Aim of the exercise >> Make an exact copy of the lines, leaving the pictures out.

Data segment >>
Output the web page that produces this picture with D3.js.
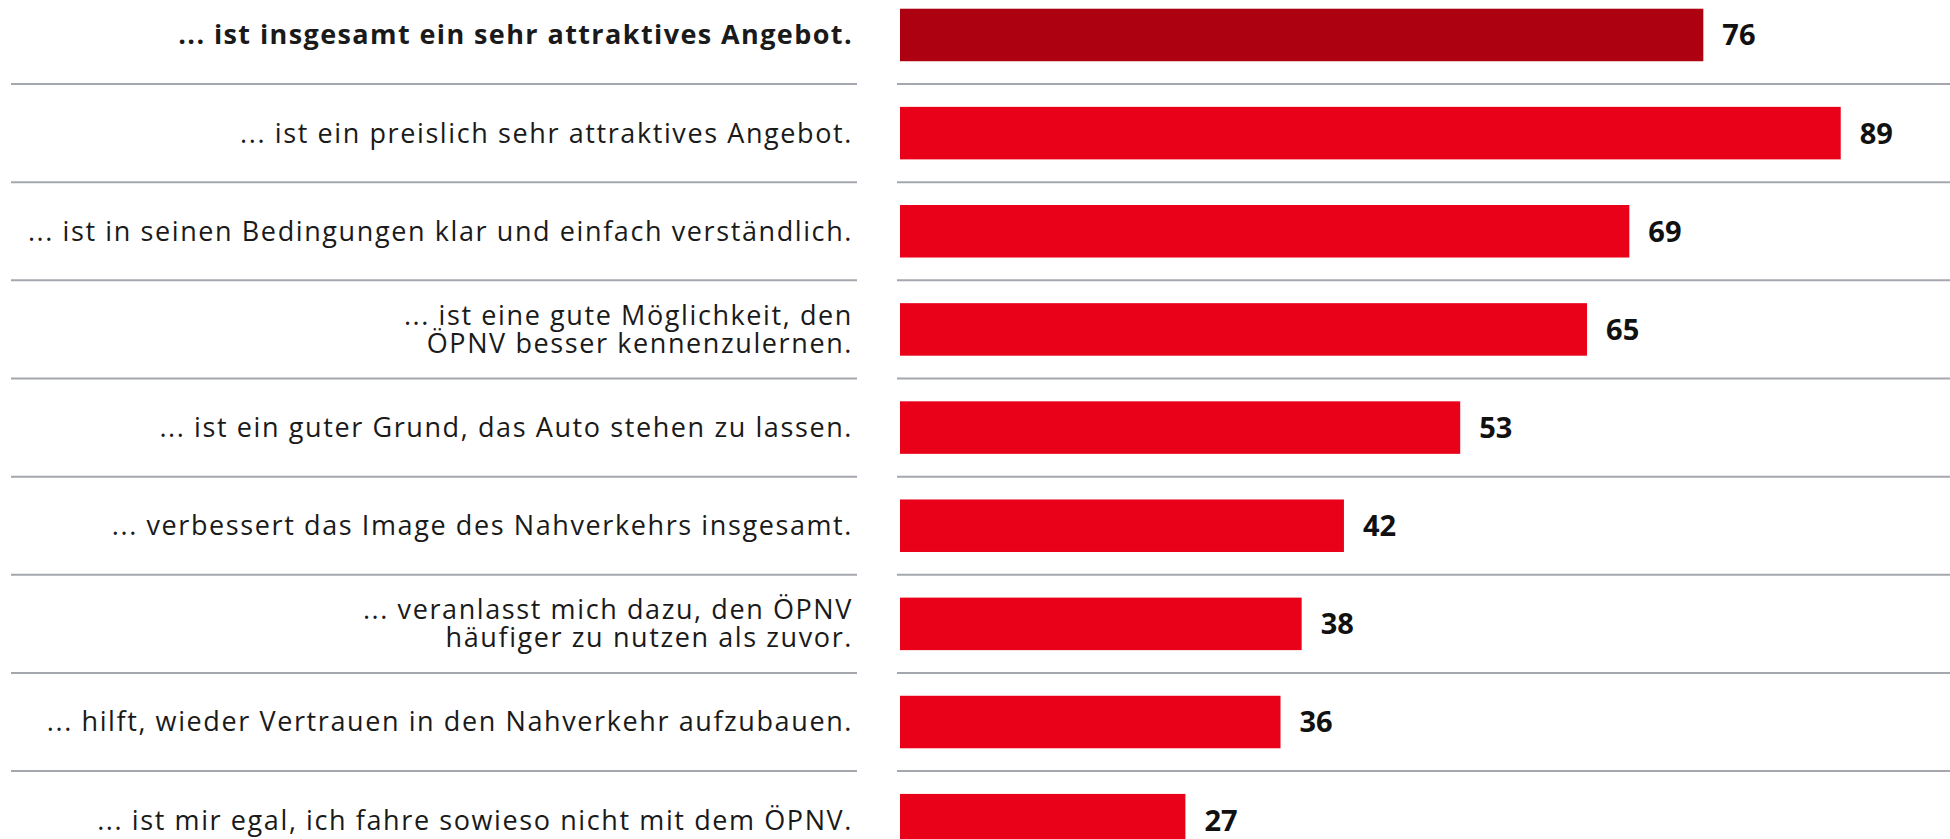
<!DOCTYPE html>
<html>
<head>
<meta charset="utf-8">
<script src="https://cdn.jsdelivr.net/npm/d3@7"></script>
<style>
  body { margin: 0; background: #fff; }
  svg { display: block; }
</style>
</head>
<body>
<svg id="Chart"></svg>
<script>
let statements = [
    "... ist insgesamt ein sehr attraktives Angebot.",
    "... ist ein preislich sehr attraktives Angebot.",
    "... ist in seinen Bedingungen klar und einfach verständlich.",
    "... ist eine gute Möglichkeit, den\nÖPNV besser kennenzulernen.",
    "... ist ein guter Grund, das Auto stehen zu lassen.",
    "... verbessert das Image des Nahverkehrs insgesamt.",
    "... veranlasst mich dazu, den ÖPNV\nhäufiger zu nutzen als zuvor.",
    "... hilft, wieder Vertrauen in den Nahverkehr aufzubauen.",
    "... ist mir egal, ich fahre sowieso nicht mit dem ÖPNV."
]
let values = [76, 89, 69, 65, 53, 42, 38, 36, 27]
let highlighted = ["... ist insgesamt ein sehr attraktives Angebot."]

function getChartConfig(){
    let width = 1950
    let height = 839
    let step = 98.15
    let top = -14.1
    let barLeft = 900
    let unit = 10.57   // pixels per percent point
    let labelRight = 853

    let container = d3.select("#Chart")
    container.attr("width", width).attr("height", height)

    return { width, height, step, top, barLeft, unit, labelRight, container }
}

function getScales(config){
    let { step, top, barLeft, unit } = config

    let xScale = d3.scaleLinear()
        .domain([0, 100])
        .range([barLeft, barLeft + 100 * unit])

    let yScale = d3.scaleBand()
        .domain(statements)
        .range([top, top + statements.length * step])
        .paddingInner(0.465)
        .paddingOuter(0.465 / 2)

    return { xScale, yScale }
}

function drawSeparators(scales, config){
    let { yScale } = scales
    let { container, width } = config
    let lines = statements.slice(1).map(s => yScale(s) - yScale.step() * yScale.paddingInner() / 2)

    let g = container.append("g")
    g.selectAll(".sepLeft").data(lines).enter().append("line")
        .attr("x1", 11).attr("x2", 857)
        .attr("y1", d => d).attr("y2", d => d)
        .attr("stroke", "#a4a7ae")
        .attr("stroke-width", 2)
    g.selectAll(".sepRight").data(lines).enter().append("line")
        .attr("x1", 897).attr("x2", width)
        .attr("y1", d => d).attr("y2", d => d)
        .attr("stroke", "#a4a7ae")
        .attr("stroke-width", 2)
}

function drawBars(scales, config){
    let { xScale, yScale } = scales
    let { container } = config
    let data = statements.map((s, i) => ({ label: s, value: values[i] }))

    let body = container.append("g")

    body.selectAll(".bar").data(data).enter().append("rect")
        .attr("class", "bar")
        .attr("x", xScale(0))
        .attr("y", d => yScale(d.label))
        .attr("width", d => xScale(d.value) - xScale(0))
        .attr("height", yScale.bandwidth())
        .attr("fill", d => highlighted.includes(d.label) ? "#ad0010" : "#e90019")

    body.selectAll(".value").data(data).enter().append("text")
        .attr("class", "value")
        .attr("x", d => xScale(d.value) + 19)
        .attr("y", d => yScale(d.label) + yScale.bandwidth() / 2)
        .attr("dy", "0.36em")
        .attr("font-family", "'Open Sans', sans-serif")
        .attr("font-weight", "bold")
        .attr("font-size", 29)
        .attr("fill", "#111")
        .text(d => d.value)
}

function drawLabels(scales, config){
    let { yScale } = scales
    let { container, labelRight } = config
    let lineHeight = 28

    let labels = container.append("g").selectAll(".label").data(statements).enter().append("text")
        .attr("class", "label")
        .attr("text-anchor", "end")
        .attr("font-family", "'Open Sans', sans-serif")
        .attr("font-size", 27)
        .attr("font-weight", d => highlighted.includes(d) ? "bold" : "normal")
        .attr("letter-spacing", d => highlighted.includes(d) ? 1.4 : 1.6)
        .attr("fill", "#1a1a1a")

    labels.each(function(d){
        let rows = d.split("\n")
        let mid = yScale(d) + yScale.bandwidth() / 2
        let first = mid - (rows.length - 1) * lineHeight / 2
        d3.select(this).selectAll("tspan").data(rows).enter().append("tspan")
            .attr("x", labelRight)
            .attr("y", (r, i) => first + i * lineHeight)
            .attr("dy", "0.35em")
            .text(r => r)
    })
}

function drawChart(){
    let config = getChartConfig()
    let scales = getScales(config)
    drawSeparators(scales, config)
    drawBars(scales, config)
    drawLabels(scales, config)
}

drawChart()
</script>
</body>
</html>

Reply >>
Output the web page that produces this picture with D3.js.
<!DOCTYPE html>
<html>
<head>
<meta charset="utf-8">
<script src="https://cdn.jsdelivr.net/npm/d3@7"></script>
<style>
  body { margin: 0; background: #fff; }
  svg { display: block; }
</style>
</head>
<body>
<svg id="Chart"></svg>
<script>
let statements = [
    "... ist insgesamt ein sehr attraktives Angebot.",
    "... ist ein preislich sehr attraktives Angebot.",
    "... ist in seinen Bedingungen klar und einfach verständlich.",
    "... ist eine gute Möglichkeit, den\nÖPNV besser kennenzulernen.",
    "... ist ein guter Grund, das Auto stehen zu lassen.",
    "... verbessert das Image des Nahverkehrs insgesamt.",
    "... veranlasst mich dazu, den ÖPNV\nhäufiger zu nutzen als zuvor.",
    "... hilft, wieder Vertrauen in den Nahverkehr aufzubauen.",
    "... ist mir egal, ich fahre sowieso nicht mit dem ÖPNV."
]
let values = [76, 89, 69, 65, 53, 42, 38, 36, 27]
let highlighted = ["... ist insgesamt ein sehr attraktives Angebot."]

function getChartConfig(){
    let width = 1950
    let height = 839
    let step = 98.15
    let top = -14.1
    let barLeft = 900
    let unit = 10.57   // pixels per percent point
    let labelRight = 853

    let container = d3.select("#Chart")
    container.attr("width", width).attr("height", height)

    return { width, height, step, top, barLeft, unit, labelRight, container }
}

function getScales(config){
    let { step, top, barLeft, unit } = config

    let xScale = d3.scaleLinear()
        .domain([0, 100])
        .range([barLeft, barLeft + 100 * unit])

    let yScale = d3.scaleBand()
        .domain(statements)
        .range([top, top + statements.length * step])
        .paddingInner(0.465)
        .paddingOuter(0.465 / 2)

    return { xScale, yScale }
}

function drawSeparators(scales, config){
    let { yScale } = scales
    let { container, width } = config
    let lines = statements.slice(1).map(s => yScale(s) - yScale.step() * yScale.paddingInner() / 2)

    let g = container.append("g")
    g.selectAll(".sepLeft").data(lines).enter().append("line")
        .attr("x1", 11).attr("x2", 857)
        .attr("y1", d => d).attr("y2", d => d)
        .attr("stroke", "#a4a7ae")
        .attr("stroke-width", 2)
    g.selectAll(".sepRight").data(lines).enter().append("line")
        .attr("x1", 897).attr("x2", width)
        .attr("y1", d => d).attr("y2", d => d)
        .attr("stroke", "#a4a7ae")
        .attr("stroke-width", 2)
}

function drawBars(scales, config){
    let { xScale, yScale } = scales
    let { container } = config
    let data = statements.map((s, i) => ({ label: s, value: values[i] }))

    let body = container.append("g")

    body.selectAll(".bar").data(data).enter().append("rect")
        .attr("class", "bar")
        .attr("x", xScale(0))
        .attr("y", d => yScale(d.label))
        .attr("width", d => xScale(d.value) - xScale(0))
        .attr("height", yScale.bandwidth())
        .attr("fill", d => highlighted.includes(d.label) ? "#ad0010" : "#e90019")

    body.selectAll(".value").data(data).enter().append("text")
        .attr("class", "value")
        .attr("x", d => xScale(d.value) + 19)
        .attr("y", d => yScale(d.label) + yScale.bandwidth() / 2)
        .attr("dy", "0.36em")
        .attr("font-family", "'Open Sans', sans-serif")
        .attr("font-weight", "bold")
        .attr("font-size", 29)
        .attr("fill", "#111")
        .text(d => d.value)
}

function drawLabels(scales, config){
    let { yScale } = scales
    let { container, labelRight } = config
    let lineHeight = 28

    let labels = container.append("g").selectAll(".label").data(statements).enter().append("text")
        .attr("class", "label")
        .attr("text-anchor", "end")
        .attr("font-family", "'Open Sans', sans-serif")
        .attr("font-size", 27)
        .attr("font-weight", d => highlighted.includes(d) ? "bold" : "normal")
        .attr("letter-spacing", d => highlighted.includes(d) ? 1.4 : 1.6)
        .attr("fill", "#1a1a1a")

    labels.each(function(d){
        let rows = d.split("\n")
        let mid = yScale(d) + yScale.bandwidth() / 2
        let first = mid - (rows.length - 1) * lineHeight / 2
        d3.select(this).selectAll("tspan").data(rows).enter().append("tspan")
            .attr("x", labelRight)
            .attr("y", (r, i) => first + i * lineHeight)
            .attr("dy", "0.35em")
            .text(r => r)
    })
}

function drawChart(){
    let config = getChartConfig()
    let scales = getScales(config)
    drawSeparators(scales, config)
    drawBars(scales, config)
    drawLabels(scales, config)
}

drawChart()
</script>
</body>
</html>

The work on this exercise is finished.